Customers expressed anger at responsibility for dealing with the consequences of the attack –cancelling cards – being put on to them.

Banks had to issue hundreds of thousands of replacement cards. One BA customer – the head of a major UK travel company – reported having to cancel four credit cards as a result of the breach and, as of yesterday, he had still not heard from BA.

Several banks cancelled all cards used on the BA site and app over the course of the 15 days without waiting to hear from the carrier.

Damningly, on September 12 the Financial Times reported: “Some [banks] say they still have not heard directly from BA.”

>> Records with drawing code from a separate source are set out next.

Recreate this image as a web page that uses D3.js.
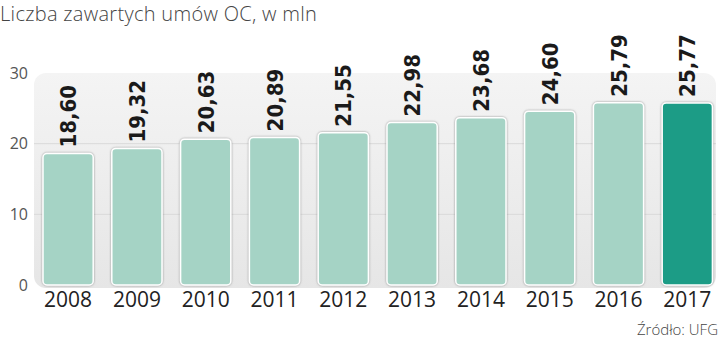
<!DOCTYPE html>
<html>
<head>
<meta charset="utf-8">
<script src="https://cdn.jsdelivr.net/npm/d3@7"></script>
<style>
  body { margin: 0; background: #fff; }
  svg { display: block; }
</style>
</head>
<body>
<script>
// data
var years = ["2008", "2009", "2010", "2011", "2012", "2013", "2014", "2015", "2016", "2017"]
var values = [18.60, 19.32, 20.63, 20.89, 21.55, 22.98, 23.68, 24.60, 25.79, 25.77]
var yTicks = [0, 10, 20, 30]
var highlightYear = "2017"

var width = 720
var height = 341

var svg = d3.select("body")
            .append("svg")
            .attr("width", width)
            .attr("height", height)

var defs = svg.append("defs")

var grad = defs.append("linearGradient")
               .attr("id", "panelGrad")
               .attr("x1", 0).attr("y1", 0)
               .attr("x2", 0).attr("y2", 1)
grad.append("stop").attr("offset", "0%").attr("stop-color", "#f4f4f4")
grad.append("stop").attr("offset", "100%").attr("stop-color", "#e6e6e6")

var shadow = defs.append("filter")
                 .attr("id", "barShadow")
                 .attr("x", "-20%").attr("y", "-20%")
                 .attr("width", "140%").attr("height", "140%")
shadow.append("feDropShadow")
      .attr("dx", 0).attr("dy", 0)
      .attr("stdDeviation", 1.2)
      .attr("flood-color", "#777")
      .attr("flood-opacity", 0.8)

// scales
var xScale = d3.scaleBand()
               .domain(years)
               .range([33.7, 721.7])
               .paddingInner(0.27)
               .paddingOuter(0.135)

var yScale = d3.scaleLinear()
               .domain([0, 30])
               .range([285, 73])

// background panel
svg.append("rect")
   .attr("x", 34)
   .attr("y", yScale(30))
   .attr("width", 682)
   .attr("height", yScale(0) - yScale(30) + 3)
   .attr("rx", 12)
   .attr("fill", "url(#panelGrad)")

// gridlines
svg.selectAll(".grid")
   .data(yTicks.filter(function(d){ return d > 0 && d < 30 }))
   .enter()
   .append("line")
   .attr("class", "grid")
   .attr("x1", 34)
   .attr("x2", 716)
   .attr("y1", function(d){ return yScale(d) })
   .attr("y2", function(d){ return yScale(d) })
   .attr("stroke", "#d9d9d9")
   .attr("stroke-width", 1)

// y axis labels
var yAxis = d3.axisLeft(yScale)
              .tickValues(yTicks)
              .tickSize(0)
              .tickPadding(0)
var gy = svg.append("g")
            .attr("transform", "translate(28,0)")
            .call(yAxis)
gy.select(".domain").remove()
gy.selectAll("text")
  .attr("font-family", "'Open Sans', sans-serif")
  .attr("font-size", 16)
  .attr("fill", "#555")

// bars
svg.selectAll(".bar")
   .data(values)
   .enter()
   .append("rect")
   .attr("class", "bar")
   .attr("x", function(d, i){ return xScale(years[i]) })
   .attr("y", function(d){ return yScale(d) })
   .attr("width", xScale.bandwidth())
   .attr("height", function(d){ return yScale(0) - yScale(d) })
   .attr("rx", 4)
   .attr("fill", function(d, i){ return years[i] == highlightYear ? "#1b9c86" : "#a5d3c5" })
   .attr("stroke", "#fff")
   .attr("stroke-width", 1.5)
   .attr("filter", "url(#barShadow)")

// value labels
svg.selectAll(".val")
   .data(values)
   .enter()
   .append("text")
   .attr("class", "val")
   .attr("transform", function(d, i){
      var x = xScale(years[i]) + xScale.bandwidth() / 2 + 8
      var y = yScale(d) - 6
      return "translate(" + x + "," + y + ") rotate(-90)"
   })
   .attr("font-family", "'DejaVu Sans Condensed', 'DejaVu Sans', sans-serif")
   .attr("font-stretch", "condensed")
   .attr("font-weight", "bold")
   .attr("font-size", 22)
   .attr("fill", "#1a1a1a")
   .text(function(d){ return d.toFixed(2).replace(".", ",") })

// x axis labels
var xAxis = d3.axisBottom(xScale)
              .tickSize(0)
              .tickPadding(0)
var gx = svg.append("g")
            .attr("transform", "translate(0,292)")
            .call(xAxis)
gx.select(".domain").remove()
gx.selectAll("text")
  .attr("font-family", "'Open Sans', sans-serif")
  .attr("font-size", 21)
  .attr("fill", "#222")

// title
svg.append("text")
   .attr("x", 0)
   .attr("y", 21)
   .attr("font-family", "'Open Sans', sans-serif")
   .attr("font-weight", 300)
   .attr("font-size", 20)
   .attr("letter-spacing", 0.3)
   .attr("fill", "#444")
   .text("Liczba zawartych umów OC, w mln")

// source
svg.append("text")
   .attr("x", 718)
   .attr("y", 335)
   .attr("text-anchor", "end")
   .attr("font-family", "'Open Sans', sans-serif")
   .attr("font-weight", 300)
   .attr("font-size", 15)
   .attr("fill", "#444")
   .text("Źródło: UFG")
</script>
</body>
</html>
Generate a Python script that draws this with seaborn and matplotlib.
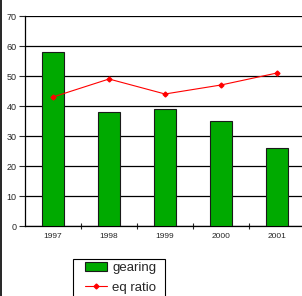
import seaborn as sns
import pandas as pd
import matplotlib
import matplotlib.pyplot as plt
from matplotlib.lines import Line2D
from matplotlib.patches import Rectangle
from matplotlib.ticker import FixedLocator, MultipleLocator

matplotlib.use('Agg')

years = ['1997', '1998', '1999', '2000', '2001']
gearing = [58, 38, 39, 35, 26]
eq_ratio = [43, 49, 44, 47, 51]

df = pd.DataFrame({'year': years, 'gearing': gearing, 'eq ratio': eq_ratio})

sns.set_style('white')
plt.rcParams['font.family'] = ['Liberation Sans', 'DejaVu Sans']

fig = plt.figure(figsize=(3.02, 2.96), dpi=100)
ax = fig.add_axes([25 / 302, 1 - 226 / 296, 280 / 302, 210 / 296])

sns.barplot(data=df, x='year', y='gearing', ax=ax, color='#00aa00', width=0.4,
            edgecolor='#1a1a1a', linewidth=0.8, saturation=1, zorder=3)
line, = ax.plot(range(len(years)), df['eq ratio'], color='#ff0000', linewidth=0.8,
                marker='D', markersize=2.5, zorder=4)

ax.set_xlim(-0.5, 4.5)
ax.set_ylim(0, 70)
ax.yaxis.set_major_locator(MultipleLocator(10))
ax.grid(axis='y', color='black', linewidth=0.9, zorder=0)
ax.set_axisbelow(True)

# tick marks between categories, labels centred under bars
ax.xaxis.set_minor_locator(FixedLocator([0.5, 1.5, 2.5, 3.5]))
ax.tick_params(axis='x', which='major', length=0, labelsize=6, pad=5)
ax.tick_params(axis='x', which='minor', length=5, width=0.8, direction='inout', bottom=True)
ax.tick_params(axis='y', length=4, width=0.8, direction='out', left=True, labelsize=6.5, pad=2)
ax.set_xlabel('')
ax.set_ylabel('')

for side in ['top', 'right']:
    ax.spines[side].set_visible(False)
for side in ['left', 'bottom']:
    ax.spines[side].set_color('black')
    ax.spines[side].set_linewidth(0.9)

# left edge of the chart frame
fig.add_artist(Line2D([0.002, 0.002], [0, 1], transform=fig.transFigure,
                      color='black', linewidth=1.2))

# legend box runs off the bottom of the image
fig.add_artist(Rectangle((73 / 302, -0.05), 92 / 302, 0.05 + 37 / 296,
                         transform=fig.transFigure, fill=False,
                         edgecolor='black', linewidth=0.8))

bar_handle = ax.patches[0]
leg = fig.legend([bar_handle, line], ['gearing', 'eq ratio'], loc='upper left',
                 bbox_to_anchor=(85 / 302, 34 / 296),
                 fontsize=9.5, frameon=False, borderpad=0, handlelength=1.7,
                 handletextpad=0.35, labelspacing=0.55, borderaxespad=0)

fig.savefig('out.png', dpi=100)
plt.close()
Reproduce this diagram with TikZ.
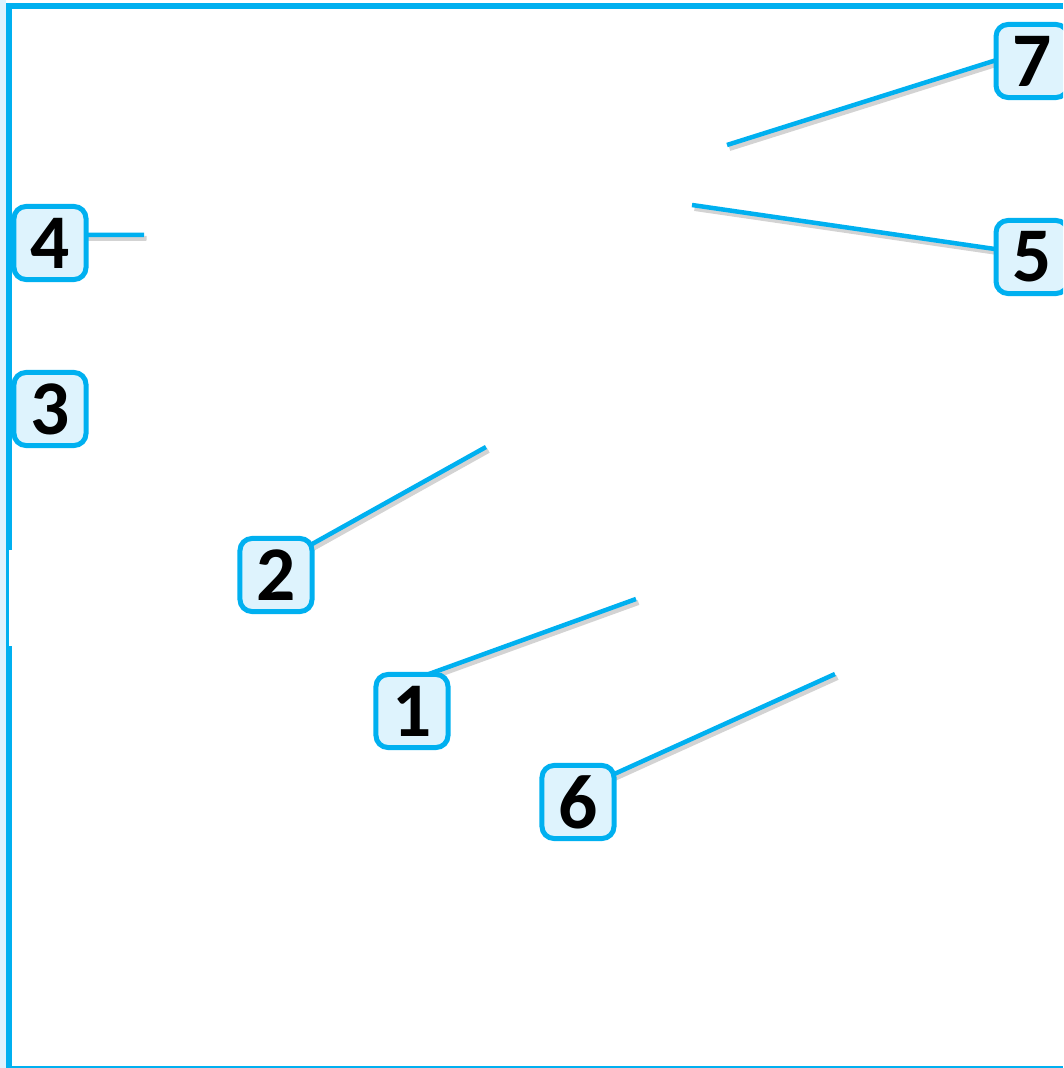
\documentclass[tikz,border=0pt]{standalone}
\usepackage{fontspec}
\setmainfont{Carlito}
\usepackage{tikz}
\usetikzlibrary{positioning, calc, backgrounds}
\definecolor{calloutblue}{HTML}{00B0F0}
\definecolor{calloutfill}{HTML}{DEF3FD}

\begin{document}
\begin{tikzpicture}[
    x=0.01cm, y=-0.01cm,
    callout/.style={draw=calloutblue, line width=0.05cm, rounded corners=0.12cm, fill=calloutfill, minimum width=0.72cm, minimum height=0.73cm, inner sep=0pt, font=\fontsize{22}{24}\selectfont\bfseries},
    lead/.style={draw=calloutblue, line width=0.045cm, shorten >=-0.06cm,
        preaction={draw=black!50, opacity=.35, line width=0.05cm, transform canvas={shift={(0.025cm,-0.035cm)}}}}
]
    \useasboundingbox (0,0) rectangle (1063,1068);
    \clip (0,0) rectangle (1063,1068);

    % Frame
    \fill[calloutfill] (0,0) rectangle (6,1068);
    \fill[calloutblue] (6,3) rectangle (1063,9);
    \fill[calloutblue] (6,3) rectangle (12,1068);
    \fill[calloutblue] (12,1066) rectangle (1063,1068);
    \fill[white] (9,550) rectangle (12,646);

    % Nodes
    \node[callout] (n1) at (412,711) {1};
    \node[callout] (n2) at (276,575) {2};
    \node[callout] (n3) at (50,409) {3};
    \node[callout] (n4) at (50,243) {4};
    \node[callout] (n5) at (1032,257) {5};
    \node[callout] (n6) at (578,802) {6};
    \node[callout] (n7) at (1032,61) {7};

    % Pointer ends
    \coordinate (p1) at (636,599);
    \coordinate (p2) at (486,447);
    \coordinate (p4) at (144,235);
    \coordinate (p5) at (692,205);
    \coordinate (p6) at (835,674);
    \coordinate (p7) at (727,145);

    % Connections
    \begin{scope}[on background layer]
        \draw[lead] (p1) -- (n1.60);
        \draw[lead] (p2) -- (n2.40);
        \draw[lead] (p4) -- (n4.12);
        \draw[lead] (p5) -- (n5.168);
        \draw[lead] (p6) -- (n6.37);
        \draw[lead] (p7) -- (n7.west);
    \end{scope}
\end{tikzpicture}
\end{document}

Santander noted that replacing the cards “mitigates this risk [of fraud] but does not eliminate it”. Other banks pointed out that it could be weeks before frauds occur.

In an email to customers and in a statement, BA chief executive Alex Cruz promised compensation to those who “suffered financial losses as a direct result of the theft”.

Let him try making that stick.

The UK Information Commissioner’s Office (ICO) described the breach as “extremely rare” and is investigating. It is certain to penalise the carrier.

The ICO has the power to impose a fine of up to 4% of global turnover – £500 million (€560 million) in this case.

It will consider not just direct financial losses but “the extent of any exposure to physical, financial or psychological harm” – and that will form the basis of all customers’ claims and legal action.

Multiple lawsuits and, no doubt a class action, are certain. The banks are also sure to seek recompense.

Beyond BA, the breach raises wider questions about the rush to digitise and connect every aspect of air travel.

Carriers are in the firing line on cyber security since they make attractive targets for those seeking payment data just as airline ticket sales have previously been a magnet for fraudsters.

A consultancy report in May this year warned the “hyper-connect model [of] fast internet and digital engagement with airlines [creates] a larger attack surface for cyber criminals to exploit”.

The response from other, often loud voices in the sector has been notably mute. Even Ryanair’s Michael O’Leary declined to score points off BA, instead noting “the enormous challenges around data protection”.

However, O’Leary could not resist one pot shot, saying: “We have not subcontracted out a lot of our IT and digital development” as BA has done.

One aviation analyst told the Financial Times (FT): “If I were a criminal looking for an airline to target, I would look for an airline such as BA that has been through a period of austerity.”

The FT noted parent group IAG’s most-recent annual report detailed €90 million in cost savings in the group’s back office, including IT services.

In the circumstances, it is hard to see how Alex Cruz can survive – or the fall-out not spread to IAG where the silence from chief executive Willie Walsh will be construed as more meaningful the longer it continues.

Cruz was widely ridiculed for his video apology to customers following last year’s IT meltdown at BA.

This time we have not even seen a video.